Cos’è diventato il Pd, dopo che il popolo ha detto di No alla sua riforma

Il NO ha prevalso sulla riforma della Carta costituzionale. Poiché, tale battuta d’arresto, si è connotata nella manifestazione del voto popolare come una sconfitta del Governo Renzi e la sua “personale” vocazione egemonica dentro le diverse “correnti” del PD, è opportuno riflettere su “cosa è” attualmente il Partito Democratico. La risposta a tale domanda denota due fenomeni di idee politiche. La prima riguarda la compagine interna del Partito. Si evidenzia una rivoluzione di maggioranza “secondo Renzi”
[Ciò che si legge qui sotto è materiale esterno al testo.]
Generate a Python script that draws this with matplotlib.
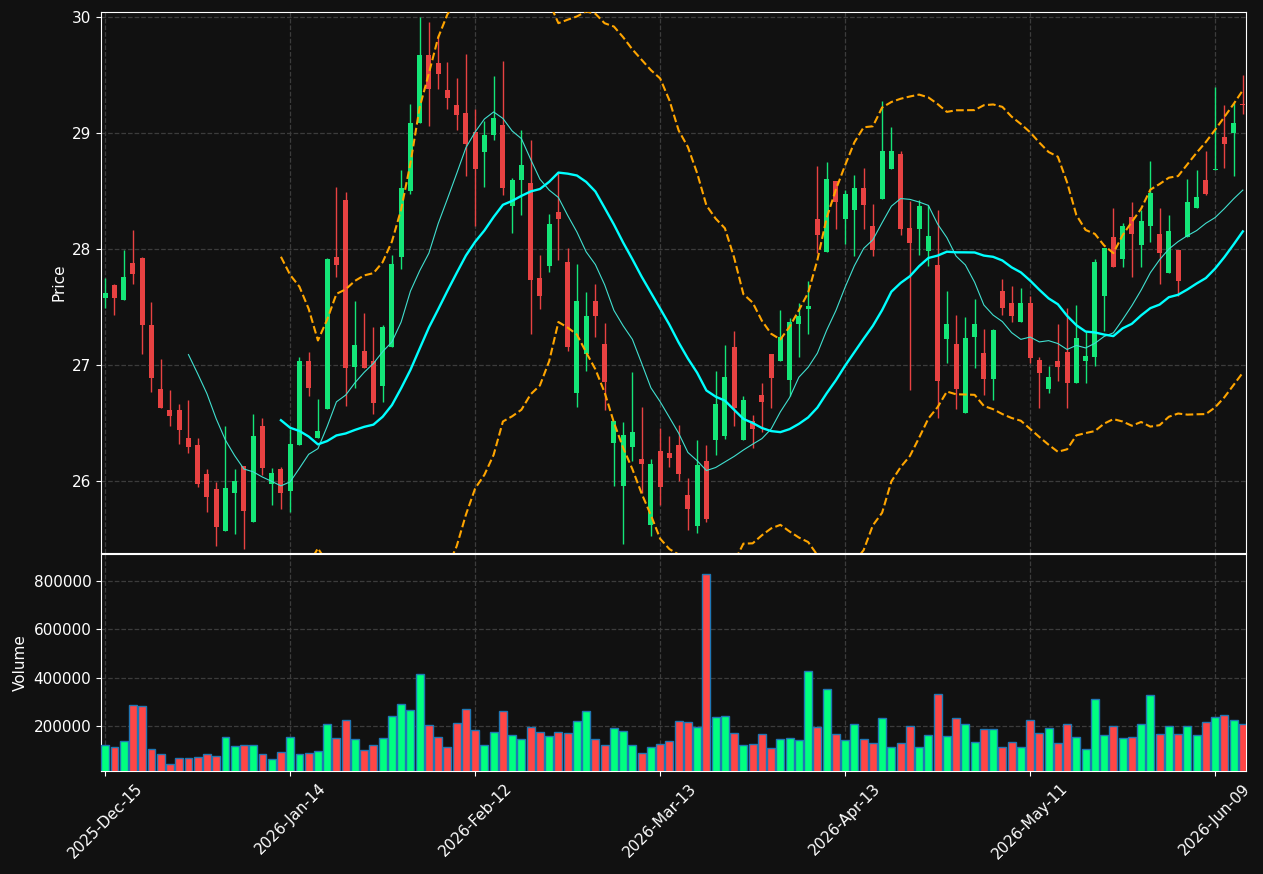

e i renziani e il dopo la rivoluzione “contro Renzi”. Si crea in questo senso “una guerra di posizione”. In questo contesto il Segretario del PD che era anche il Capo del governo, rappresenta la conquista elettorale che si esprime con l’affermazione di “partito di Governo” del Paese. E deve essere tale idea omogenea a tutta la compagine del PD: cioè che esso è Partito di governo! Se non viene ciò espresso chiaramente ed unitariamente da tutto il Partito, il risultato è la perdita di identità della sinistra progressista e di conseguenza la “punizione” elettorale dei cittadini confusi. Il disordine interno al PD, diviso in “correnti” di contrasto, finiscono per ingenerare l’idea che il partito (ex PCI) non riesce ad essere “partito di governo” dal momento che le opposizioni interne sfociano nell’idea collettiva che i conflitti endogeni del PD sono finalizzati alla opposizione del “partito di governo”. Renzi è caduto, oltre ad un’incauta spregiudicatezza personale, fondamentalmente perché il PD non ha gridato chiaro che è il “partito del governo” del Paese.
Si avverte che dentro il PD, è in corso una rivolta, una lotta contro il potere di Renzi e non per il potere per governare il Paese. Questa istanza antiautoritaria e anticentralistica, produce e implementa l’idea che il nuovo viene dal basso, dalla gente. Quindi, trionfano i movimentismi populistici (M5Stelle, Lega …) che fanno circolare nell’immaginario collettivo, l’idea che la democrazia è una democrazia diretta, con possibilità di controllo del delegato da parte dei deleganti. I contrasti interni, quindi del PD, fanno scaturire questo avanzamento della protesta di altri schieramenti politici che vanno contrastati nella idea politica che la loro maggioranza di consenso, non è più avanzata di quella del PD. E’ una maggioranza verbale e gestuale che non ha alcuna seria riflessione sulla azione politica. Per governare le minoranze devono dimostrare di essere più avanzate sul piano amministrativo, della maggioranza. Se ciò non c’è, il cambiamento inevitabilmente si rivolterà contro di esse. La seconda idea che emerge dal post-referendum, ripropone l’idea che il “ritorno alla Costituzione” è una via d’uscita difficile, ma senza alternative valide.

Essa si sostanzia da una parte delle diverse forze politiche, quale base per avviare congiuntamente riforme dei partiti e riforme delle istituzioni, rafforzando accordi generali sui fondamenti della convivenza ad ogni livello e favorendo l’assunzione da parte delle forze del Paese delle responsabilità loro proprie per lo svolgimento di una democrazia garantista e progressista, “governata” e “governante” assieme.

Il NO per il PD, dovrebbe aver insegnato che il compito di tutti i partiti quando vogliono tornare alla Costituzione , serve per la realizzazione della sovranità popolare in una democrazia pluralistica e maggioritaria, riconoscendo la funzione insostituibile dei partiti per l’organizzazione della partecipazione dei cittadini alla Repubblica. Fondamentale risulta, pertanto evitare ulteriori fratture tra le forze politiche e sociali, destinate ad aggravare il disaccordo sui fondamenti della convivenza democratica. Ma, dall’altra, anche costringere il maggior numero possibile di tali forze a misurarsi nel modo dovuto con la crisi nelle relazioni fra partiti, istituzioni e Paese. Al che deve contribuire il PD, accrescendo la consapevolezza che non esistono alternative valide ad una riforma congiunta dei partiti e delle istituzioni: e questo facendo prendere coscienza dei rischi di un ricorso continuo a elezioni anticipate, da parte di forze di maggioranza e di minoranza; come pure dei pericoli di un abbandono a se stesse senza una adeguata guida democratica, delle tumultuose e contrastanti aspirazioni all’ordine e al cambiamento in una società sempre più socializzata e secolarizzata. Il post-referendum del PD considerato in un’ottica di analisi critica della sconfitta, dovrebbe fargli comprendere l’evitamento dei guasti di una contrattazione corporativa all’interno delle istituzioni e alla valenza autoritaria di un “panpoliticismo” partitico o meno.